Published February 25, 2013
Very few people will ever deliver a speech to quite as large a crowd as Daniel Day-Lewis did Sunday evening when he accepted the Oscar for Best Actor, but business leaders could stand to take a few notes from the veteran actor, says Bill Connor, principal at Washington, D.C.-based Oratorio Media and Presentation Training.
“A few of the things that Daniel Day-Lewis did exemplified what a public speaker ought to do,” says Connor. “He was funny, he was brief and he was very gracious.”
Here’s what Connor says are three takeaways from the Best Actor’s acceptance for anyone looking to make an effective speech.
No. 1: Prepare, Prepare, Prepare
Unlike many actors, who say that they didn’t think to prepare a speech, Day-Lewis seemed to have prepared his talking points before the Oscars, said Connor.
“He had a very specific idea as to what he wanted to say, and how he was going to say it.”

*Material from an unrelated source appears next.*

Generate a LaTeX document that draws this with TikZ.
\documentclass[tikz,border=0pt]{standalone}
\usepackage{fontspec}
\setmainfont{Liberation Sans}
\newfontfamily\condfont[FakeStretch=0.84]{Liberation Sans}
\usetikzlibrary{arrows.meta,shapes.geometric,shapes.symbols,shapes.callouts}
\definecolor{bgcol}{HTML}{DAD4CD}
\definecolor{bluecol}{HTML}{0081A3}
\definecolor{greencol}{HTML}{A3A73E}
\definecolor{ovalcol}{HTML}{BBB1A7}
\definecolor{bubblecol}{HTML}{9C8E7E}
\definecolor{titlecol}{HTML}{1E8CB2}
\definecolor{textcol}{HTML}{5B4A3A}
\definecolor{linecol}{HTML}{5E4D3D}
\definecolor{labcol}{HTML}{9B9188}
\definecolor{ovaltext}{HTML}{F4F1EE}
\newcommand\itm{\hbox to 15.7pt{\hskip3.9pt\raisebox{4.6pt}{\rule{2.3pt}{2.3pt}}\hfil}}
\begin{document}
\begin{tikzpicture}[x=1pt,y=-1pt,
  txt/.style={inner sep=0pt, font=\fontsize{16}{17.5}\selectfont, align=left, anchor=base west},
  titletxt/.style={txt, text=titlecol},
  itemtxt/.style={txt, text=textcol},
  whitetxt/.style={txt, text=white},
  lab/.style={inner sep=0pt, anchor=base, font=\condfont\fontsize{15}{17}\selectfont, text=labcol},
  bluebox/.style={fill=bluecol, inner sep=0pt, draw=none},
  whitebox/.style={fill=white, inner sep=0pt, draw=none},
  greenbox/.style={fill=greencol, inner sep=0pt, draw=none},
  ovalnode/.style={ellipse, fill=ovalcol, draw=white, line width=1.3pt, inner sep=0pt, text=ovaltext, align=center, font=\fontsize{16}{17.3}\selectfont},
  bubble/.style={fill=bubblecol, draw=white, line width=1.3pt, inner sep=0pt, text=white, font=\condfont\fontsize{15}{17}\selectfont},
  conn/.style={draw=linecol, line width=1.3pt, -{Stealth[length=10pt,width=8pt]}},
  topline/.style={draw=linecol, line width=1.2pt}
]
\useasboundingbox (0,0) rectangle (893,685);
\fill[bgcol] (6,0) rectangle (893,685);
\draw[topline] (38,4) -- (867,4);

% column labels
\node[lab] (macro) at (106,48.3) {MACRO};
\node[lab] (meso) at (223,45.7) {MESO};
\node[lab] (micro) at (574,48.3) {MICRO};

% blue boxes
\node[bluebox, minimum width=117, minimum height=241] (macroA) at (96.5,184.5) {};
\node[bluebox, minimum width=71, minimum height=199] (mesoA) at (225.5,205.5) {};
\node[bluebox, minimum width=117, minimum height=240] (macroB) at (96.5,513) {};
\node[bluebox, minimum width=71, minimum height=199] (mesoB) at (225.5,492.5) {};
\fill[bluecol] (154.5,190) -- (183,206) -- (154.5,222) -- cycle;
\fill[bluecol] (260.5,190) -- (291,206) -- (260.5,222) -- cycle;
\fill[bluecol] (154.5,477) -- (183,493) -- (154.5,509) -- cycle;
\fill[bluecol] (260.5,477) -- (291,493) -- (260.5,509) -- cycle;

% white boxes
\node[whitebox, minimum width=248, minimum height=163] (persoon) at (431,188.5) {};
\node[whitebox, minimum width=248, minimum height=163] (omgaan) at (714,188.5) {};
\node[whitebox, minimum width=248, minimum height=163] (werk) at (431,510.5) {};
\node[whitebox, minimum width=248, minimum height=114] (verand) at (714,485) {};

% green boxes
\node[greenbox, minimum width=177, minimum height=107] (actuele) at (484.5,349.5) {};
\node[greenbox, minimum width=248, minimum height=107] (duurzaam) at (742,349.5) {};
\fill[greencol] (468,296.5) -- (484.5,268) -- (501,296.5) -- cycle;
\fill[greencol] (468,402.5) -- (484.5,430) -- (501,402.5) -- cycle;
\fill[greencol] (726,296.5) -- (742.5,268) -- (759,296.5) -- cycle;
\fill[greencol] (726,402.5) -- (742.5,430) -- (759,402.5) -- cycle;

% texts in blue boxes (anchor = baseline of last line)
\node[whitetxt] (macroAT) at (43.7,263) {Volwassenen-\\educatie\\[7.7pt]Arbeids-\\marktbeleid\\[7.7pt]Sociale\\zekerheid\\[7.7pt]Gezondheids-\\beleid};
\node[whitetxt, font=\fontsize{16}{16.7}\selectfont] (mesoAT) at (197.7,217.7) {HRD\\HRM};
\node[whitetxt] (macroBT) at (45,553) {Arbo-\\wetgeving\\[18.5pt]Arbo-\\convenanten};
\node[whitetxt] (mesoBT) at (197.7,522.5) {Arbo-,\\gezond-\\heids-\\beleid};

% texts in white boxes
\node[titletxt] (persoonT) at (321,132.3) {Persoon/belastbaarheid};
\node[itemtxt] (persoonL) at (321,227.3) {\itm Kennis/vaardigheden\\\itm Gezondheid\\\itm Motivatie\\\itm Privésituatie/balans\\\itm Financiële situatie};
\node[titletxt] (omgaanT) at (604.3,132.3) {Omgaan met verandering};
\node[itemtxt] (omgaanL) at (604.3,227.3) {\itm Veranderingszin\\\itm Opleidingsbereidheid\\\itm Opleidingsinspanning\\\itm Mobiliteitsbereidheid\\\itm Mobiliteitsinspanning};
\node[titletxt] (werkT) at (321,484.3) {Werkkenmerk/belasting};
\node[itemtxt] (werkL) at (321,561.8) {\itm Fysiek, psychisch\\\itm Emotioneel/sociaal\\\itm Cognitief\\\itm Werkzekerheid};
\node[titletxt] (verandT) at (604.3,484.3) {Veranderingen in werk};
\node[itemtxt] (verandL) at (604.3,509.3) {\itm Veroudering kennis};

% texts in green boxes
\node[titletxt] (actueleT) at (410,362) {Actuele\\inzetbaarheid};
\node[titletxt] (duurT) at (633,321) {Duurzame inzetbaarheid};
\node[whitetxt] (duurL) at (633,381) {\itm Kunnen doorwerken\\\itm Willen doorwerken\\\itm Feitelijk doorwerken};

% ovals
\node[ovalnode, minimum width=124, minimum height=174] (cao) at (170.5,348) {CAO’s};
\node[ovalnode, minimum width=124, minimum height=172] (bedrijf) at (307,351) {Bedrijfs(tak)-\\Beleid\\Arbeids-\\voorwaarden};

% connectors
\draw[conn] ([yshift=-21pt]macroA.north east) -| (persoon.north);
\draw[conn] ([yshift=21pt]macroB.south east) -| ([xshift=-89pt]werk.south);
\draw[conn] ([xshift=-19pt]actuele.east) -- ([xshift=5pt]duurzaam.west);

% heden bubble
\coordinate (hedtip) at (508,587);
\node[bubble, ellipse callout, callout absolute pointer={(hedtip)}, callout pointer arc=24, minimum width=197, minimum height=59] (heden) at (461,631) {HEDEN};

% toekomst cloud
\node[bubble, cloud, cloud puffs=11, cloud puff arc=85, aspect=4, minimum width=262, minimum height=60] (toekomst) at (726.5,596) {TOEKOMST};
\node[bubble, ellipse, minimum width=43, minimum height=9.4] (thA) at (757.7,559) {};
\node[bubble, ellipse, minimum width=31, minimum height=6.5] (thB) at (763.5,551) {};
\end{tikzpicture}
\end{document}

No. 2: Employ the Rule of Threes
“We often teach people to use the ‘rule of threes,’ in which you tell the audience, ‘I’m going to tell you about three things,’ and then your listeners are able to focus easily,” says Connor. In this case, Day-Lewis’s “three” were screenwriter Tony Kushner, director Steven Spielberg and President Abraham Lincoln himself.

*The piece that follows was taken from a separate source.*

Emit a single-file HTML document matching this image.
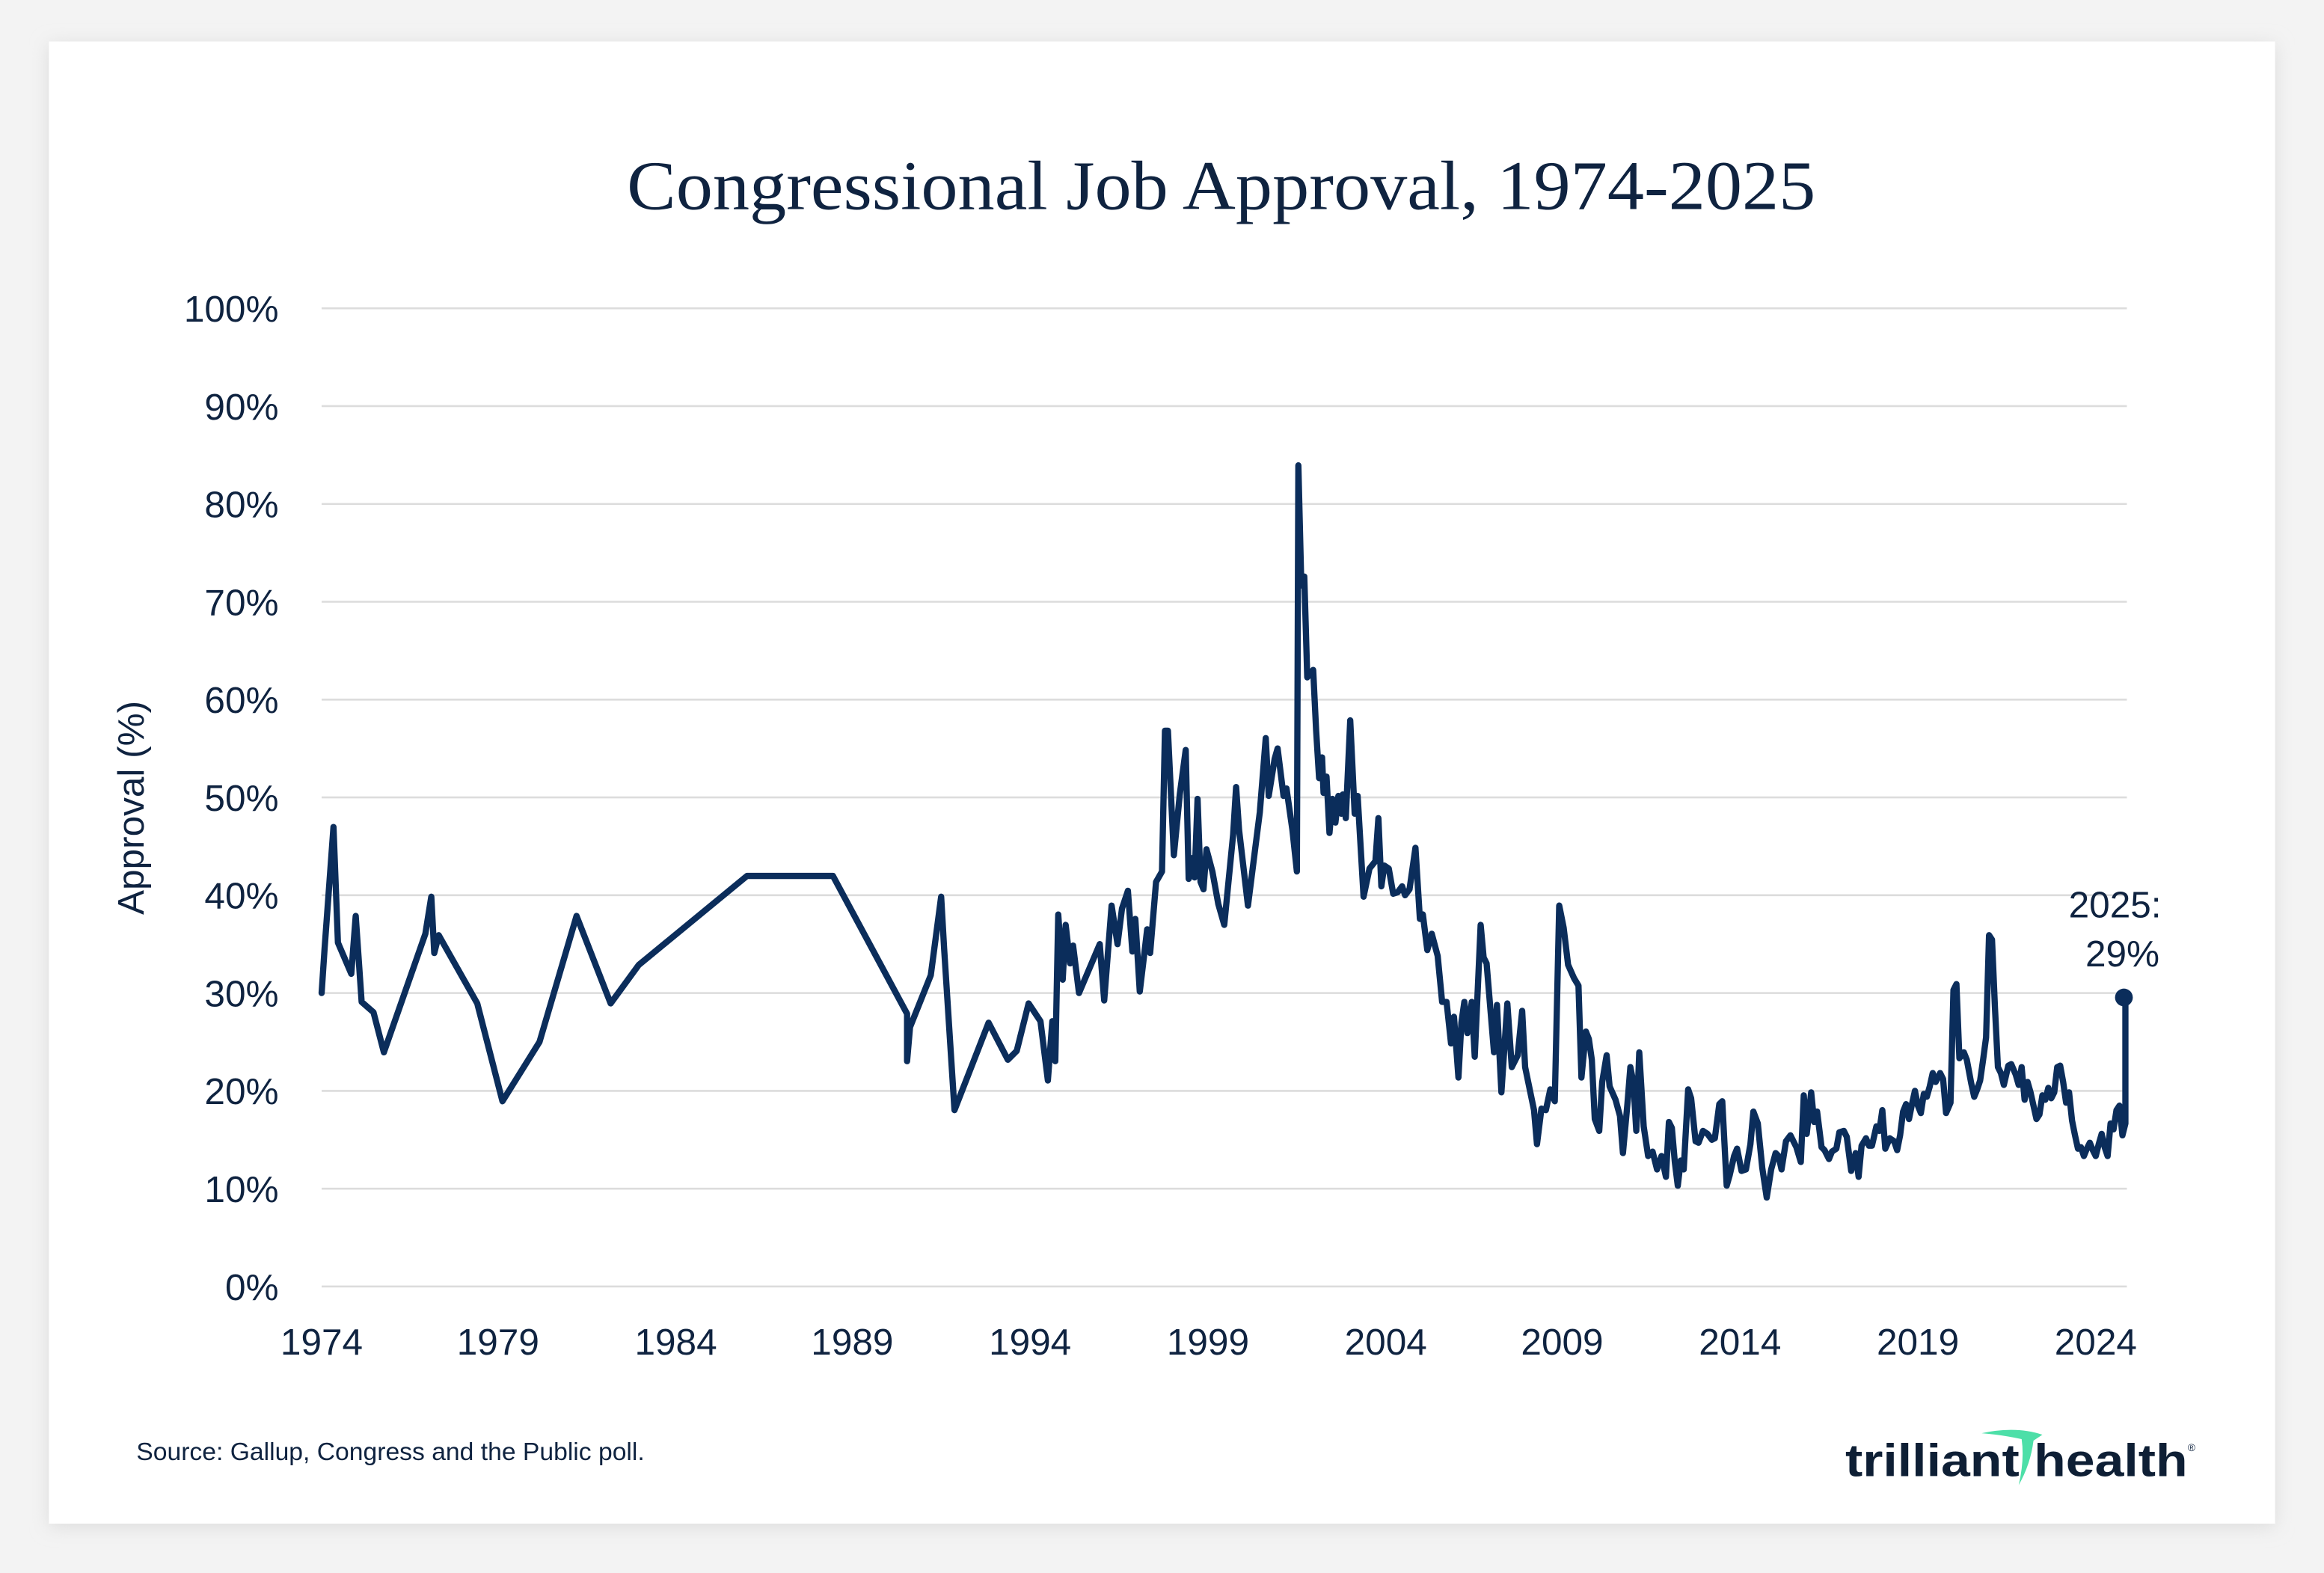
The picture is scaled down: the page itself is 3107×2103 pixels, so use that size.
<!DOCTYPE html>
<html><head><meta charset="utf-8"><style>
html,body{margin:0;padding:0;background:#f1f1f1;}
svg{display:block;}
text{font-family:"Liberation Sans",sans-serif;fill:#0f2340;}
</style></head><body>
<svg width="3107" height="2103" viewBox="0 0 1568 1061.3" xmlns="http://www.w3.org/2000/svg">
<defs><filter id="sh" x="-5%" y="-5%" width="110%" height="110%"><feGaussianBlur stdDeviation="6"/></filter></defs>
<rect x="0" y="0" width="1568" height="1062" fill="#f3f3f3"/>
<rect x="33" y="30" width="1502" height="1000" fill="#dcdcdc" filter="url(#sh)"/>
<rect x="33" y="28" width="1502" height="1000" fill="#ffffff"/>
<text x="824" y="141" text-anchor="middle" textLength="802" lengthAdjust="spacingAndGlyphs" style="font-family:'Liberation Serif',serif;font-size:47px;">Congressional Job Approval, 1974-2025</text>
<g stroke="#dcdcdc" stroke-width="1.3">
<line x1="217" x2="1435" y1="208" y2="208"/><line x1="217" x2="1435" y1="274" y2="274"/>
<line x1="217" x2="1435" y1="340" y2="340"/><line x1="217" x2="1435" y1="406" y2="406"/>
<line x1="217" x2="1435" y1="472" y2="472"/><line x1="217" x2="1435" y1="538" y2="538"/>
<line x1="217" x2="1435" y1="604" y2="604"/><line x1="217" x2="1435" y1="670" y2="670"/>
<line x1="217" x2="1435" y1="736" y2="736"/><line x1="217" x2="1435" y1="802" y2="802"/>
<line x1="217" x2="1435" y1="868" y2="868"/>
</g>
<g font-size="25" text-anchor="end">
<text x="188" y="217">100%</text><text x="188" y="283">90%</text><text x="188" y="349">80%</text>
<text x="188" y="415">70%</text><text x="188" y="481">60%</text><text x="188" y="547">50%</text>
<text x="188" y="613">40%</text><text x="188" y="679">30%</text><text x="188" y="745">20%</text>
<text x="188" y="811">10%</text><text x="188" y="877">0%</text>
</g>
<g font-size="25" text-anchor="middle">
<text x="217" y="914">1974</text><text x="336" y="914">1979</text><text x="456" y="914">1984</text>
<text x="575" y="914">1989</text><text x="695" y="914">1994</text><text x="815" y="914">1999</text>
<text x="935" y="914">2004</text><text x="1054" y="914">2009</text><text x="1174" y="914">2014</text>
<text x="1294" y="914">2019</text><text x="1414" y="914">2024</text>
</g>
<text transform="translate(97,545) rotate(-90)" font-size="25" text-anchor="middle">Approval (%)</text>
<polyline fill="none" stroke="#0b2d5b" stroke-width="4.2" stroke-linejoin="round" stroke-linecap="round" points="217,670 219,640 225,558 228,636 237,657 240,618 244,676 252,683 259,710 287,630 291,605 293,643 296,631 322,677 339,743 364,703 389,618 412,677 431,651 504,591 562,591 612,684 612,716 614,693 628,658 635,605 637,640 644,749 667,690 680,715 686,709 694,677 702,689 707,729 710,689 712,716 714,617 717,661 719,624 722,650 724,638 728,670 742,637 745,675 750,611 754,637 757,613 761,601 764,642 766,620 769,669 772,644 774,627 776,643 780,595 784,588 786,493 788,493 792,577 796,536 800,506 802,593 804,579 806,592 808,539 810,595 812,600 814,573 818,588 822,610 826,624 832,563 834,531 836,560 842,611 850,548 854,498 856,537 860,512 862,505 866,537 868,532 872,560 875,588 876,314 878,395 880,389 882,457 886,452 888,493 890,525 892,511 893,535 895,524 897,562 899,539 901,555 903,537 905,549 906,536 908,552 911,486 914,549 916,537 920,605 924,586 928,581 930,552 932,598 934,584 937,586 940,603 943,602 946,598 948,604 951,600 955,572 958,620 960,617 963,641 966,630 970,645 973,676 976,676 979,704 981,686 984,727 986,690 988,676 990,697 993,676 995,713 999,624 1001,646 1003,650 1008,710 1010,678 1013,737 1017,677 1020,720 1024,712 1027,682 1029,720 1035,749 1037,772 1040,748 1043,749 1046,735 1049,743 1052,611 1055,626 1058,651 1062,660 1065,665 1067,727 1070,696 1072,701 1074,715 1076,755 1079,763 1081,730 1084,712 1086,733 1090,742 1093,753 1095,778 1098,745 1100,720 1102,730 1104,763 1106,710 1109,760 1112,780 1115,777 1118,789 1121,780 1124,794 1126,757 1128,761 1130,784 1132,800 1134,783 1136,789 1139,735 1141,741 1144,770 1146,771 1149,763 1152,765 1155,769 1157,768 1160,745 1162,743 1165,800 1167,793 1170,780 1172,775 1175,790 1178,789 1181,772 1183,750 1186,758 1189,788 1192,808 1195,789 1198,778 1200,780 1202,789 1205,770 1208,766 1212,774 1215,784 1217,739 1219,765 1222,737 1224,757 1226,750 1229,774 1231,776 1234,782 1236,777 1239,775 1241,764 1244,763 1246,767 1249,790 1252,778 1254,794 1256,773 1259,768 1261,773 1263,773 1266,760 1268,763 1270,749 1272,775 1275,768 1278,770 1280,776 1282,766 1284,750 1286,745 1288,755 1290,745 1292,736 1294,746 1296,751 1298,738 1300,740 1302,733 1304,724 1306,730 1309,724 1311,728 1313,751 1316,744 1318,668 1320,664 1322,714 1325,710 1327,715 1330,731 1332,740 1334,735 1336,729 1338,715 1340,700 1342,631 1344,634 1346,680 1348,720 1350,724 1352,732 1355,719 1357,718 1360,725 1362,732 1364,720 1366,742 1368,730 1370,737 1372,746 1374,755 1376,752 1378,739 1380,742 1382,734 1384,741 1386,737 1388,720 1390,719 1392,730 1394,744 1396,737 1398,756 1400,766 1402,775 1404,774 1406,780 1408,775 1410,771 1412,776 1414,780 1416,772 1418,765 1420,774 1422,780 1424,758 1426,762 1428,749 1430,746 1432,766 1434,758 1434,678"/>
<circle cx="1433" cy="673" r="6" fill="#0b2d5b"/>
<text x="1427" y="619" font-size="25" text-anchor="middle">2025:</text>
<text x="1432" y="652" font-size="25" text-anchor="middle">29%</text>
<text x="92" y="985" font-size="17">Source: Gallup, Congress and the Public poll.</text>
<path d="M1337,967 Q1360,962 1378,968 L1372,972 Q1370,988 1362,1002 Q1366,985 1364,971 Q1350,968 1337,967 Z" fill="#4ddfa8"/>
<text x="1245" y="996" font-size="31" font-weight="bold" textLength="231" lengthAdjust="spacingAndGlyphs" style="fill:#0e1f35">trilliant health</text>
<text x="1476" y="979" font-size="7">®</text>
</svg>
</body></html>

No. 3: Start and End Strongly
“Last night, he ended very strongly … He paused and said, ‘For my mother,’ which made his speech very tight, concise, elegant and memorable,” says Connor. That said, Connor said Day-Lewis could have began on a stronger note –possibly beginning with his line about Meryl Streep being the original choice to play Lincoln, rather than demurring by saying, “I really don’t know how any of this happened.”
As for the worst speaker of the night, Connor gives that distinction to Kristin Stewart, who he says seemed “awkward,” “self-conscious” and “embarrassed” about her limp, but didn’t address it appropriately, thus making it a bigger deal than it needed to be. In comparison, Connor says that Best Actress winner Jennifer Lawrence did a great job addressing her would-be embarrassing fall in a self-deprecating, humorous way.
“If you’re ever in a public-speaking situation and something goes wrong – you start coughing or there are projector issues – live in the moment! Audiences are more forgiving than we assume, so it’s better to address it in a natural way,” said Connor.